- GOAL -
All of the lines below are to be transcribed faithfully, with pictures excluded from the copy.
==================================================
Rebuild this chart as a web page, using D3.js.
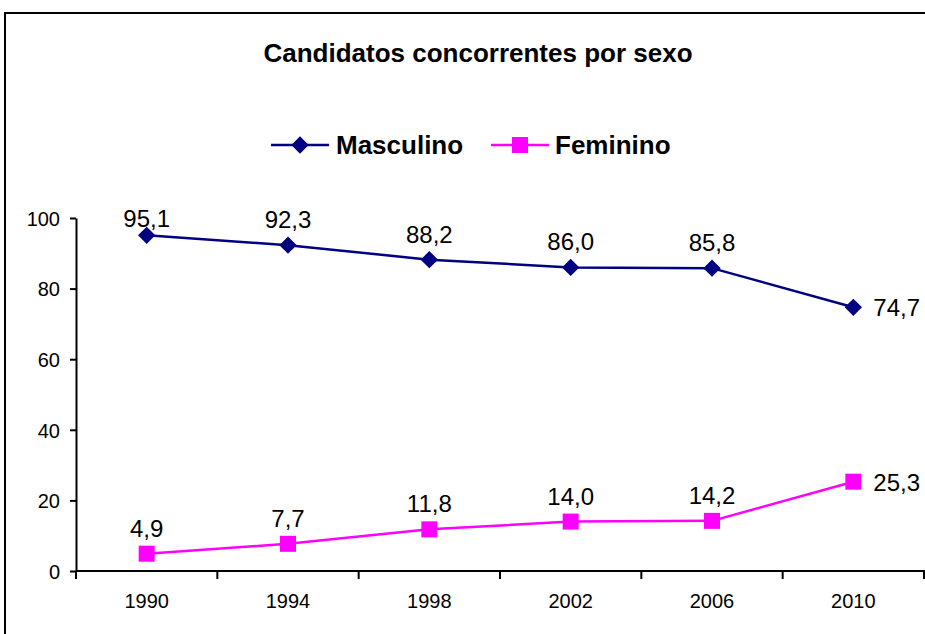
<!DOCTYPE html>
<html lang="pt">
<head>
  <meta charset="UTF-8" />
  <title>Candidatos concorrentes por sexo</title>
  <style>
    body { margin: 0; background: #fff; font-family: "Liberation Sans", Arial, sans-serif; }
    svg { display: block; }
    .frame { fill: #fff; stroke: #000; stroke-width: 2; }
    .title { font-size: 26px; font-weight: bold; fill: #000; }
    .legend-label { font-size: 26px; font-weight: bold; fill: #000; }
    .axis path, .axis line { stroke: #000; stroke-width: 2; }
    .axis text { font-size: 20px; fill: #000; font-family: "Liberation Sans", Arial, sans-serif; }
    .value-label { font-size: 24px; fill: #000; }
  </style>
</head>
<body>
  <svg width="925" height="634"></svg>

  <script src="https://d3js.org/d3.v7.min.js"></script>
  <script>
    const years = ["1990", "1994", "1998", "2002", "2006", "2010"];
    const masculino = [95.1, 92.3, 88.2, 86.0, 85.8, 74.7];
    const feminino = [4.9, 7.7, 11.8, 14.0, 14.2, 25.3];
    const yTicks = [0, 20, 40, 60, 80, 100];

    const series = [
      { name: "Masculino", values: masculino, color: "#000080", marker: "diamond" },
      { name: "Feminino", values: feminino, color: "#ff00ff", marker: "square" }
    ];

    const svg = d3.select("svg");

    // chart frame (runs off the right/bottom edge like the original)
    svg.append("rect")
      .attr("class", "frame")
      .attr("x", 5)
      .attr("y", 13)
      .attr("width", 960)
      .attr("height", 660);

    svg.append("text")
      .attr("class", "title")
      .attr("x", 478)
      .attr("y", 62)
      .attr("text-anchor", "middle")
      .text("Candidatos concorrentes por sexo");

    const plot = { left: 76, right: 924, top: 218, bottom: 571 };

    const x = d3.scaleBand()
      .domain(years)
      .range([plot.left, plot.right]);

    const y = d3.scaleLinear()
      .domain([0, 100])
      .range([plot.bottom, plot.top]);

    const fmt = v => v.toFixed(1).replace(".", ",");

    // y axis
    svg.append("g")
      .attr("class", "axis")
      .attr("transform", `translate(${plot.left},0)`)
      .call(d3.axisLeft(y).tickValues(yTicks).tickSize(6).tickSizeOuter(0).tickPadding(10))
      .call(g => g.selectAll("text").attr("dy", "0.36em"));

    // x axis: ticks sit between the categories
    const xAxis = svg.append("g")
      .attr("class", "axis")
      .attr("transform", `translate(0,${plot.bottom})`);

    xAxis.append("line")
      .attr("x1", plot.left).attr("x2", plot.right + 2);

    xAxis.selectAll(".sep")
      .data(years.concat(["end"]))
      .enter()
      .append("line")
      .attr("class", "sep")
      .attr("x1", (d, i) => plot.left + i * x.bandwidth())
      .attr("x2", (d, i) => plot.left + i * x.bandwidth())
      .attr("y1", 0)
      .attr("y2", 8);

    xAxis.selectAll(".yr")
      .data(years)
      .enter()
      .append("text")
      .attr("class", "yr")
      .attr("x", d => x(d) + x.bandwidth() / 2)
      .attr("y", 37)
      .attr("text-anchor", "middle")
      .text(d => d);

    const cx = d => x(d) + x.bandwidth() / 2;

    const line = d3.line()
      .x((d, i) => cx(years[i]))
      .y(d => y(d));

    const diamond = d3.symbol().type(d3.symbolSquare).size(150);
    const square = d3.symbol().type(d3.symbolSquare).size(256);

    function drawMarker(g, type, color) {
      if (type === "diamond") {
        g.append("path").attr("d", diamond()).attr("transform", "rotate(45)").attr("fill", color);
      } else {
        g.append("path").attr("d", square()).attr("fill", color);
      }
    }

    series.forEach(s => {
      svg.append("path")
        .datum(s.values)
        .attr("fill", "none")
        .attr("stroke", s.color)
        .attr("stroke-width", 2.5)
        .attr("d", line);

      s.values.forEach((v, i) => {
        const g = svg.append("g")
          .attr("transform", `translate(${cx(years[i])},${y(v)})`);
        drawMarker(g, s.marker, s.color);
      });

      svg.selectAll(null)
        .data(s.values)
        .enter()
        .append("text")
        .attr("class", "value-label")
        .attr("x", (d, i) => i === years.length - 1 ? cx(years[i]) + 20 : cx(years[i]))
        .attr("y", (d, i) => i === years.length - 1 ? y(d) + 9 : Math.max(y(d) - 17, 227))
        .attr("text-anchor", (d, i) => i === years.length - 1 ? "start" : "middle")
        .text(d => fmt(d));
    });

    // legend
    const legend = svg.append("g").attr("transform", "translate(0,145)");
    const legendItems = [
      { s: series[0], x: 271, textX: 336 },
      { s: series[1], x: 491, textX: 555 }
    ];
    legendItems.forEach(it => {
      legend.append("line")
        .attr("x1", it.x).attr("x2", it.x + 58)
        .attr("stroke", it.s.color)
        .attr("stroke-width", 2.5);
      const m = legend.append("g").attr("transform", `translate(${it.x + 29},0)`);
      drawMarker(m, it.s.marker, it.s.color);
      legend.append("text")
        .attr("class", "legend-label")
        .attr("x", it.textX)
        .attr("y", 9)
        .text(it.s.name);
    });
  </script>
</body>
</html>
==================================================
- OUTPUT OF THE TASK -
Rebuild this chart as a web page, using D3.js.
<!DOCTYPE html>
<html lang="pt">
<head>
  <meta charset="UTF-8" />
  <title>Candidatos concorrentes por sexo</title>
  <style>
    body { margin: 0; background: #fff; font-family: "Liberation Sans", Arial, sans-serif; }
    svg { display: block; }
    .frame { fill: #fff; stroke: #000; stroke-width: 2; }
    .title { font-size: 26px; font-weight: bold; fill: #000; }
    .legend-label { font-size: 26px; font-weight: bold; fill: #000; }
    .axis path, .axis line { stroke: #000; stroke-width: 2; }
    .axis text { font-size: 20px; fill: #000; font-family: "Liberation Sans", Arial, sans-serif; }
    .value-label { font-size: 24px; fill: #000; }
  </style>
</head>
<body>
  <svg width="925" height="634"></svg>

  <script src="https://d3js.org/d3.v7.min.js"></script>
  <script>
    const years = ["1990", "1994", "1998", "2002", "2006", "2010"];
    const masculino = [95.1, 92.3, 88.2, 86.0, 85.8, 74.7];
    const feminino = [4.9, 7.7, 11.8, 14.0, 14.2, 25.3];
    const yTicks = [0, 20, 40, 60, 80, 100];

    const series = [
      { name: "Masculino", values: masculino, color: "#000080", marker: "diamond" },
      { name: "Feminino", values: feminino, color: "#ff00ff", marker: "square" }
    ];

    const svg = d3.select("svg");

    // chart frame (runs off the right/bottom edge like the original)
    svg.append("rect")
      .attr("class", "frame")
      .attr("x", 5)
      .attr("y", 13)
      .attr("width", 960)
      .attr("height", 660);

    svg.append("text")
      .attr("class", "title")
      .attr("x", 478)
      .attr("y", 62)
      .attr("text-anchor", "middle")
      .text("Candidatos concorrentes por sexo");

    const plot = { left: 76, right: 924, top: 218, bottom: 571 };

    const x = d3.scaleBand()
      .domain(years)
      .range([plot.left, plot.right]);

    const y = d3.scaleLinear()
      .domain([0, 100])
      .range([plot.bottom, plot.top]);

    const fmt = v => v.toFixed(1).replace(".", ",");

    // y axis
    svg.append("g")
      .attr("class", "axis")
      .attr("transform", `translate(${plot.left},0)`)
      .call(d3.axisLeft(y).tickValues(yTicks).tickSize(6).tickSizeOuter(0).tickPadding(10))
      .call(g => g.selectAll("text").attr("dy", "0.36em"));

    // x axis: ticks sit between the categories
    const xAxis = svg.append("g")
      .attr("class", "axis")
      .attr("transform", `translate(0,${plot.bottom})`);

    xAxis.append("line")
      .attr("x1", plot.left).attr("x2", plot.right + 2);

    xAxis.selectAll(".sep")
      .data(years.concat(["end"]))
      .enter()
      .append("line")
      .attr("class", "sep")
      .attr("x1", (d, i) => plot.left + i * x.bandwidth())
      .attr("x2", (d, i) => plot.left + i * x.bandwidth())
      .attr("y1", 0)
      .attr("y2", 8);

    xAxis.selectAll(".yr")
      .data(years)
      .enter()
      .append("text")
      .attr("class", "yr")
      .attr("x", d => x(d) + x.bandwidth() / 2)
      .attr("y", 37)
      .attr("text-anchor", "middle")
      .text(d => d);

    const cx = d => x(d) + x.bandwidth() / 2;

    const line = d3.line()
      .x((d, i) => cx(years[i]))
      .y(d => y(d));

    const diamond = d3.symbol().type(d3.symbolSquare).size(150);
    const square = d3.symbol().type(d3.symbolSquare).size(256);

    function drawMarker(g, type, color) {
      if (type === "diamond") {
        g.append("path").attr("d", diamond()).attr("transform", "rotate(45)").attr("fill", color);
      } else {
        g.append("path").attr("d", square()).attr("fill", color);
      }
    }

    series.forEach(s => {
      svg.append("path")
        .datum(s.values)
        .attr("fill", "none")
        .attr("stroke", s.color)
        .attr("stroke-width", 2.5)
        .attr("d", line);

      s.values.forEach((v, i) => {
        const g = svg.append("g")
          .attr("transform", `translate(${cx(years[i])},${y(v)})`);
        drawMarker(g, s.marker, s.color);
      });

      svg.selectAll(null)
        .data(s.values)
        .enter()
        .append("text")
        .attr("class", "value-label")
        .attr("x", (d, i) => i === years.length - 1 ? cx(years[i]) + 20 : cx(years[i]))
        .attr("y", (d, i) => i === years.length - 1 ? y(d) + 9 : Math.max(y(d) - 17, 227))
        .attr("text-anchor", (d, i) => i === years.length - 1 ? "start" : "middle")
        .text(d => fmt(d));
    });

    // legend
    const legend = svg.append("g").attr("transform", "translate(0,145)");
    const legendItems = [
      { s: series[0], x: 271, textX: 336 },
      { s: series[1], x: 491, textX: 555 }
    ];
    legendItems.forEach(it => {
      legend.append("line")
        .attr("x1", it.x).attr("x2", it.x + 58)
        .attr("stroke", it.s.color)
        .attr("stroke-width", 2.5);
      const m = legend.append("g").attr("transform", `translate(${it.x + 29},0)`);
      drawMarker(m, it.s.marker, it.s.color);
      legend.append("text")
        .attr("class", "legend-label")
        .attr("x", it.textX)
        .attr("y", 9)
        .text(it.s.name);
    });
  </script>
</body>
</html>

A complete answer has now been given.